Presumably the filters would only need to be new when you first started using the feature: after a short time the app would start adding new messages to already existing filters. (Otherwise you’d have a new filter for every message.) Another possibility would be to set up some filters manually at the beginning, and ask the app to try to fit new messages into one of the existing filters, only creating a new one if it can’t find any plausible matches.
This is one step beyond Gmail’s already excellent filtering system, which works only on the basis of criteria you explicitly set up. (The “smart folders” used in Mac OS X’s Mail application, and elsewhere in the system, are exactly the same thing: saved searches.) All that said, this is the kind of thing that should only be used by people who get email in enormous volume, because it’s a recipe for shunting messages into folders that you never look at.
I expect Gmail to offer something like this before too long. A number of desktop apps do this kind of automatic sorting already: my “everything Bucket,” Together offers the option to auto-tag new files based on existing tags — though in my experience it doesn’t do this very well — and many people are devoted to DEVONthink because of its “Artificial Intelligence,” that is, its ability to sort and auto-classify large numbers of documents. I think addressing “filter failure” will be a major goal of many kinds of software in the coming years, and I expect Google to lead the way in this endeavor.
One more thing: How long will people be worrying about an “email glut”? Already many people use email only for business purposes, having redirected their personal communications to Facebook and Twitter. My teenage son, for instance, gets and sends absolutely zero personal emails. When email is a place for business and business only, some important filtering has been done.

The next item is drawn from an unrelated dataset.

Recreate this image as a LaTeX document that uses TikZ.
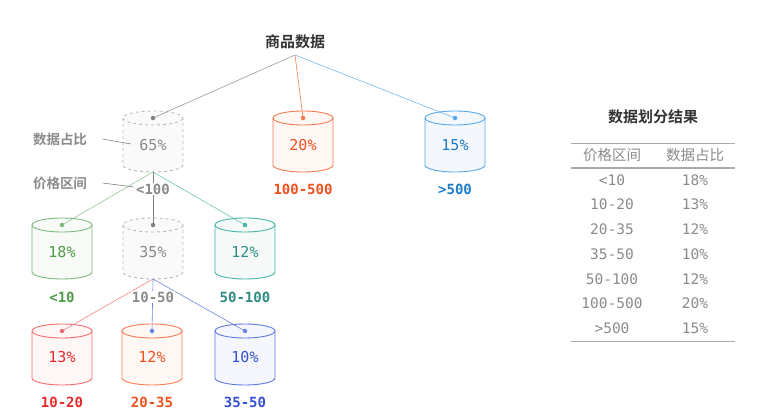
\documentclass[tikz,border=0pt]{standalone}
\usepackage{fontspec}
\setmonofont{DejaVu Sans Mono}
\newfontfamily\cjk{Noto Sans CJK SC}
\newfontfamily\cjkbold{Noto Sans CJK SC Bold}
\usetikzlibrary{calc}

% palette
\definecolor{ink}{HTML}{333333}
\definecolor{greyline}{HTML}{BBBBBB}
\definecolor{greyfill}{HTML}{FAFAFA}
\definecolor{greytext}{HTML}{8A8A8A}
\definecolor{greydot}{HTML}{808080}
\definecolor{orline}{HTML}{F57A4F}
\definecolor{orfill}{HTML}{FFF7F4}
\definecolor{ortext}{HTML}{F0501E}
\definecolor{blline}{HTML}{55A8EC}
\definecolor{blfill}{HTML}{F4F8FD}
\definecolor{bltext}{HTML}{1E7CCB}
\definecolor{grline}{HTML}{7DB87D}
\definecolor{grfill}{HTML}{F7FAF7}
\definecolor{grtext}{HTML}{4F9A45}
\definecolor{tlline}{HTML}{45B5A5}
\definecolor{tlfill}{HTML}{F5FAF9}
\definecolor{tltext}{HTML}{2E8C82}
\definecolor{rdline}{HTML}{F26B6B}
\definecolor{rdfill}{HTML}{FFF6F6}
\definecolor{rdtext}{HTML}{E42A2A}
\definecolor{inline}{HTML}{5A78E2}
\definecolor{infill}{HTML}{F5F7FD}
\definecolor{intext}{HTML}{3550CF}
\definecolor{indot}{HTML}{6A84E4}
\definecolor{rule}{HTML}{AAAAAA}

% drum: name, centre x, top y, edge colour, fill colour, extra line style
\newcommand\drum[6]{%
  \begin{scope}[shift={(#2,#3)}]
    \filldraw[draw=#4, fill=#5, line width=0.9pt, #6]
      (-30,0) -- (-30,-47) arc[start angle=180, end angle=360, x radius=30, y radius=7]
      -- (30,0) arc[start angle=0, end angle=180, x radius=30, y radius=7] -- cycle;
    \draw[#4, line width=0.9pt, #6]
      (-30,0) arc[start angle=180, end angle=360, x radius=30, y radius=7];
  \end{scope}
  \coordinate (#1-top) at (#2,#3);
  \coordinate (#1-bot) at ($(#2,#3)+(0,-54)$);
}

\tikzset{
  pct/.style={font=\ttfamily\fontsize{15}{15}\selectfont},
  rng/.style={font=\ttfamily\bfseries\fontsize{14}{14}\selectfont, fill=white, inner sep=1pt},
  edge/.style={line width=0.6pt},
  dot/.style={circle, inner sep=0pt, minimum size=4.5pt},
  note/.style={font=\cjkbold\fontsize{13.5}{13.5}\selectfont, text=greytext},
  cell/.style={font=\ttfamily\fontsize{14.5}{14.5}\selectfont, text=greytext},
}

\begin{document}
\begin{tikzpicture}[x=1pt, y=1pt]
\useasboundingbox (0,0) rectangle (764,-417);

% root
\node[font=\cjkbold\fontsize{15}{15}\selectfont, text=ink] (root) at (295,-42) {商品数据};
\coordinate (root-out) at (295,-55);

% drums
\drum{d65}{153}{-118}{greyline}{greyfill}{dashed}
\drum{d20}{303}{-118}{orline}{orfill}{}
\drum{d15}{455}{-118}{blline}{blfill}{}
\drum{d18}{62}{-225}{grline}{grfill}{}
\drum{d35}{153}{-225}{greyline}{greyfill}{dashed}
\drum{d12a}{245}{-225}{tlline}{tlfill}{}
\drum{d13}{62}{-331}{rdline}{rdfill}{}
\drum{d12b}{152}{-331}{orline}{orfill}{}
\drum{d10}{245}{-331}{inline}{infill}{}

% connectors
\draw[edge, greydot!80] (root-out) -- (d65-top);
\draw[edge, orline] (root-out) -- (d20-top);
\draw[edge, blline!80] (root-out) -- (d15-top);
\draw[edge, grline!80] (d65-bot) -- (d18-top);
\draw[edge, greydot] (d65-bot) -- (d35-top);
\draw[edge, tlline!80] (d65-bot) -- (d12a-top);
\draw[edge, rdline!85] (d35-bot) -- (d13-top);
\draw[edge, indot] (d35-bot) -- (d12b-top);
\draw[edge, indot] (d35-bot) -- (d10-top);

% dots on the lids
\node[dot, fill=greydot] at (d65-top) {};
\node[dot, fill=orline] at (d20-top) {};
\node[dot, fill=blline] at (d15-top) {};
\node[dot, fill=grline] at (d18-top) {};
\node[dot, fill=greydot] at (d35-top) {};
\node[dot, fill=tlline] at (d12a-top) {};
\node[dot, fill=rdline] at (d13-top) {};
\node[dot, fill=indot] at (d12b-top) {};
\node[dot, fill=indot] at (d10-top) {};

% percentages
\node[pct, text=greytext] (p65) at (153,-145) {65\%};
\node[pct, text=ortext] (p20) at (303,-145) {20\%};
\node[pct, text=bltext] (p15) at (455,-145) {15\%};
\node[pct, text=grtext] (p18) at (62,-252) {18\%};
\node[pct, text=greytext] (p35) at (153,-252) {35\%};
\node[pct, text=tltext] (p12a) at (245,-252) {12\%};
\node[pct, text=rdtext] (p13) at (62,-357) {13\%};
\node[pct, text=ortext] (p12b) at (152,-357) {12\%};
\node[pct, text=intext] (p10) at (245,-357) {10\%};

% price ranges
\node[rng, text=greytext] (r100) at (153,-189) {<100};
\node[rng, text=ortext] (r500) at (303,-189) {100-500};
\node[rng, text=bltext] (rgt) at (455,-189) {>500};
\node[rng, text=grtext] (r10) at (62,-297) {<10};
\node[rng, text=greytext] (r50) at (153,-297) {10-50};
\node[rng, text=tltext] (r50100) at (245,-297) {50-100};
\node[rng, text=rdtext] (r1020) at (62,-402) {10-20};
\node[rng, text=ortext] (r2035) at (152,-402) {20-35};
\node[rng, text=intext] (r3550) at (245,-402) {35-50};

% side notes
\node[note] (n1) at (60,-139) {数据占比};
\coordinate (n1-end) at (131,-144);
\draw[edge, greydot] (n1.east) ++(12,0) -- (n1-end);
\node[note] (n2) at (60,-183) {价格区间};
\coordinate (n2-end) at (134,-187);
\draw[edge, greydot] (n2.east) ++(12,0) -- (n2-end);

% summary table
\node[font=\cjkbold\fontsize{15}{15}\selectfont, text=ink] (ttl) at (653,-117) {数据划分结果};
\coordinate (t1a) at (571,-143); \coordinate (t1b) at (735,-143);
\coordinate (t2a) at (571,-168); \coordinate (t2b) at (735,-168);
\coordinate (t3a) at (571,-341); \coordinate (t3b) at (735,-341);
\draw[rule, line width=0.8pt] (t1a) -- (t1b);
\draw[rule, line width=1.1pt] (t2a) -- (t2b);
\draw[rule, line width=0.8pt] (t3a) -- (t3b);
\node[font=\cjk\fontsize{14.5}{14.5}\selectfont, text=greytext] (h1) at (612,-155) {价格区间};
\node[font=\cjk\fontsize{14.5}{14.5}\selectfont, text=greytext] (h2) at (695,-155) {数据占比};
\foreach \a/\b [count=\i] in {<10/18, 10-20/13, 20-35/12, 35-50/10, 50-100/12, 100-500/20, >500/15} {
  \node[cell] (ra\i) at (612,{-180-24.7*(\i-1)}) {\a};
  \node[cell] (rb\i) at (695,{-180-24.7*(\i-1)}) {\b\%};
}
\end{tikzpicture}
\end{document}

My greatest pet peeve with email usage today is the prevalence of top posting. This is the practice of replying to emails by composing an entire message above the original, rather than placing brief replies beneath the relevant portions of the quoted message. Breaking this habit would do far more to simplify email communication than imposing an arbitrary 140 character limit.
If one is invited to a meeting, it's most efficient to type a simple "Yes, I'll be there" beneath the original question. But many email users (out of politeness) feel compelled to write a full reply above the original message. Of course, one needs a good text editor to quote efficiently. Newsgroups and mailing lists often provide a good example of efficient quoting.
I'm a passionate advocate for bottom-posting — or rather, as I like to call it, "selective-responsive posting" — but I think we lost that battle a long time ago. No matter how good an example I set for others, only rarely do I get reciprocation.
I used to do selective-response posting. I think the domination of email threading has made it kind of obsolete, though. (The default in Gmail is a top post with the entire previous thread below.) It's easy enough to simply write a brief note in reply, just responding to what needs responding to and using just a few words if necessary to make sure the other person knows what you're talking about.
PS. That article was indeed silly. Disappointingly so. I'd like to hear some good suggestions for fixing the email glut. Though I've managed to keep my inbox below 5 or 10 messages and often at 0 for the last several weeks. Maybe I'll be able to keep it up.